**DATA PROVIDED**
- - -

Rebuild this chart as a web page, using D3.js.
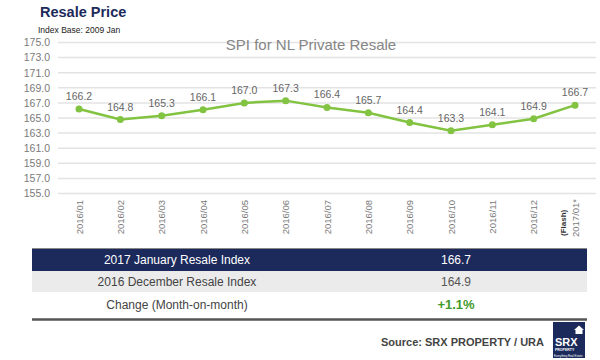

- - -

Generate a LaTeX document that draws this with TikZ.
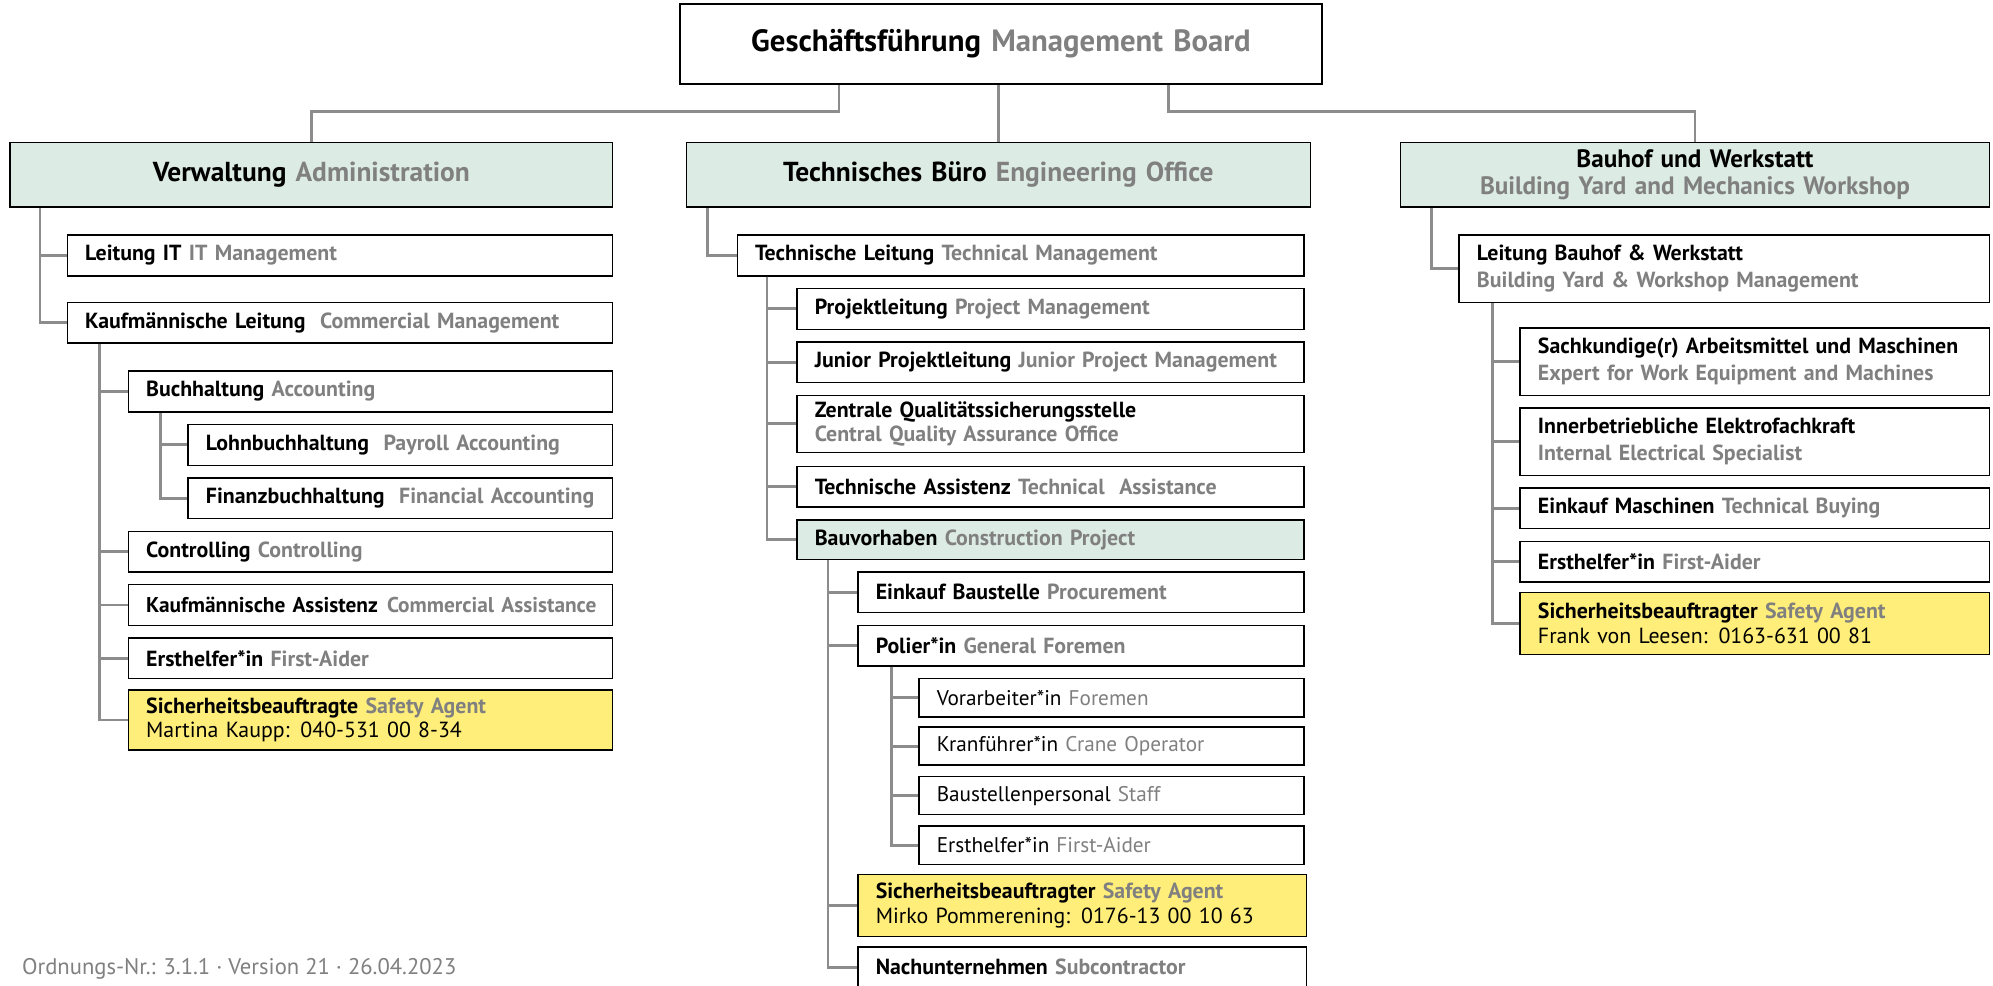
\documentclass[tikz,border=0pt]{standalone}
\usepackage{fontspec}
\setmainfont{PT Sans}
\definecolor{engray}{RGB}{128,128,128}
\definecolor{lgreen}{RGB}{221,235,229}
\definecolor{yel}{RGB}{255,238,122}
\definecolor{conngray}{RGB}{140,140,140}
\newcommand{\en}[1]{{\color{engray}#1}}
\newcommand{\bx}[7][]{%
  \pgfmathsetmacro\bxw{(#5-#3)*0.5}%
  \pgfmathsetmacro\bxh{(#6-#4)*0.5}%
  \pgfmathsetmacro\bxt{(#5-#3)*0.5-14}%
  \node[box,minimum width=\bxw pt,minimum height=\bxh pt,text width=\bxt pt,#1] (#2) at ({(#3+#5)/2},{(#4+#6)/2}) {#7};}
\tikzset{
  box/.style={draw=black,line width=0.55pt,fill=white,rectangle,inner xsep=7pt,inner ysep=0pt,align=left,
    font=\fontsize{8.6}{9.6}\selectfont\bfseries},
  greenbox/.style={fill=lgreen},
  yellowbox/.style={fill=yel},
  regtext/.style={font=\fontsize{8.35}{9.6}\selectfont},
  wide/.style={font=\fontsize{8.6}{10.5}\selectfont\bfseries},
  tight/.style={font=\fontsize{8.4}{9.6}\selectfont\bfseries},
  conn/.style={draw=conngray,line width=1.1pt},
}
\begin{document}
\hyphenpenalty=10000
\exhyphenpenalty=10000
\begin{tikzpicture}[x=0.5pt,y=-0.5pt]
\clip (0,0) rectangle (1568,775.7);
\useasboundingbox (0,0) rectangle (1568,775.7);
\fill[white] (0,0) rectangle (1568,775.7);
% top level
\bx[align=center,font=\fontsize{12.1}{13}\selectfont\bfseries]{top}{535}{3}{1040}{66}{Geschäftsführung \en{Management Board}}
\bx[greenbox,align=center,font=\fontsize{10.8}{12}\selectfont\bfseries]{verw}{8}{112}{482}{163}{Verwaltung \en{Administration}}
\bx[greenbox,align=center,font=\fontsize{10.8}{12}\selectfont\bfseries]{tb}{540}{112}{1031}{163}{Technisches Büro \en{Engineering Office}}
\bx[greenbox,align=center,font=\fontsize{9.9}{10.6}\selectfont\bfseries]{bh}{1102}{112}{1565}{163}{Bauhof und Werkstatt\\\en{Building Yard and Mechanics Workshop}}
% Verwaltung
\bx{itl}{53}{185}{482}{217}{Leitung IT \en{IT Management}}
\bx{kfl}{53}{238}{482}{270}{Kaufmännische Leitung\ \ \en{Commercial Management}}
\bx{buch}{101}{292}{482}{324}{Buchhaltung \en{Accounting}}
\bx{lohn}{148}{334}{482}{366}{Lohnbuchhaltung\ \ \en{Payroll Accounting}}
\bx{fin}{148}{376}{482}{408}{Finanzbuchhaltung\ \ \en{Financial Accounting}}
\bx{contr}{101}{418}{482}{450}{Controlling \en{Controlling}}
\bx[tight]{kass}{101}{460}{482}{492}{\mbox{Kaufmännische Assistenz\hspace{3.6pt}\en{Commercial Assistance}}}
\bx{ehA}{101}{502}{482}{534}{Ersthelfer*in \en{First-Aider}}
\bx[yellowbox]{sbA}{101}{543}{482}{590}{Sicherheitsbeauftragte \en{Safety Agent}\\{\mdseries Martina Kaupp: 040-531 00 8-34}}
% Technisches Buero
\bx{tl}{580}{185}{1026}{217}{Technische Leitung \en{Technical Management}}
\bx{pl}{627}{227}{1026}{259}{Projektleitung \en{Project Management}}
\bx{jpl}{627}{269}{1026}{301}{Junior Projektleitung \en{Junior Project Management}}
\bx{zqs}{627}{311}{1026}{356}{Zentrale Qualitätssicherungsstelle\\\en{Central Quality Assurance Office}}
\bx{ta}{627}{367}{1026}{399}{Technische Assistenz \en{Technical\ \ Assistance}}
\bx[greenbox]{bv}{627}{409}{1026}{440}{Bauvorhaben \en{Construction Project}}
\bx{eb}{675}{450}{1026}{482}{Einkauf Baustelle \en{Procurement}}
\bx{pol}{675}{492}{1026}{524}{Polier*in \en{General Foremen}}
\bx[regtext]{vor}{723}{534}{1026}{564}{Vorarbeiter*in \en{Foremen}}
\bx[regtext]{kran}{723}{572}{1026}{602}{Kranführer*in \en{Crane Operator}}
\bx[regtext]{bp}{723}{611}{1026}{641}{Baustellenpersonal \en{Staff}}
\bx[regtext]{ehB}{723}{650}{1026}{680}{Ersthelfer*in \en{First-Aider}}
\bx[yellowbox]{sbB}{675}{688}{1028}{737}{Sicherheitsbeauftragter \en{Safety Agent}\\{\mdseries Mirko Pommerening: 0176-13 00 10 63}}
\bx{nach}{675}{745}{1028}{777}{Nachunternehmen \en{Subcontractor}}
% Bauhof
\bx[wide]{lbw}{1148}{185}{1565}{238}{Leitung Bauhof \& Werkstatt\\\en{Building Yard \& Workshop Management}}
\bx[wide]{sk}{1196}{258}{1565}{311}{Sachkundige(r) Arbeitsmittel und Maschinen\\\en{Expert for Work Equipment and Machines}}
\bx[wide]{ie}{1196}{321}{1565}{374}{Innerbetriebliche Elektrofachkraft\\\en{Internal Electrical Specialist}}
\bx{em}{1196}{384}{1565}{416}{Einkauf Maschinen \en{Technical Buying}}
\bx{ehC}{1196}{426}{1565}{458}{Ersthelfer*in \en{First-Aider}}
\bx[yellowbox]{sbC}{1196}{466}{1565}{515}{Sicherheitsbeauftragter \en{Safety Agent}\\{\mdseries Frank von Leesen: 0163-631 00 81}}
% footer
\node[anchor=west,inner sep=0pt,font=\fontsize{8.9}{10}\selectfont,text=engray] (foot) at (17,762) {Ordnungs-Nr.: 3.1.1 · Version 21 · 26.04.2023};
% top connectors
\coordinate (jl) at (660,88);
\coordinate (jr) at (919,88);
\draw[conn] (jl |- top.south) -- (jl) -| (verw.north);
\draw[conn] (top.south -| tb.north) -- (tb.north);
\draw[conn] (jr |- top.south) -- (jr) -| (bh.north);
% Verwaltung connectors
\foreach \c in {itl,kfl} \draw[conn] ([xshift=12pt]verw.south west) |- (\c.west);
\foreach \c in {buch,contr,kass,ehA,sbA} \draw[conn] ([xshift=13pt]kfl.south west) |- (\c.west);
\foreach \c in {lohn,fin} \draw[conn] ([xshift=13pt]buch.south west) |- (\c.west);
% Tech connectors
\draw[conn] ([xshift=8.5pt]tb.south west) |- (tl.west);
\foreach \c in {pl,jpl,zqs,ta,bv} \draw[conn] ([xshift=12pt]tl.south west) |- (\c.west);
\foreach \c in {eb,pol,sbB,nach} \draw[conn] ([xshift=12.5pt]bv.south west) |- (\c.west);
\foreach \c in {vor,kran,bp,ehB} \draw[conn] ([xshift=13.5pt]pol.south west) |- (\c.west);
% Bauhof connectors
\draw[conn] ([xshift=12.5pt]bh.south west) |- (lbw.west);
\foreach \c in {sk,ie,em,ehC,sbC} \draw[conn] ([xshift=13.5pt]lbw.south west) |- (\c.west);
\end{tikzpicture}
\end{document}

- - -

**OBJECTIVE**
From the entries above, copy out every line where the string "this" appears.

**EXPECTED ANSWER**
Rebuild this chart as a web page, using D3.js.
Generate a LaTeX document that draws this with TikZ.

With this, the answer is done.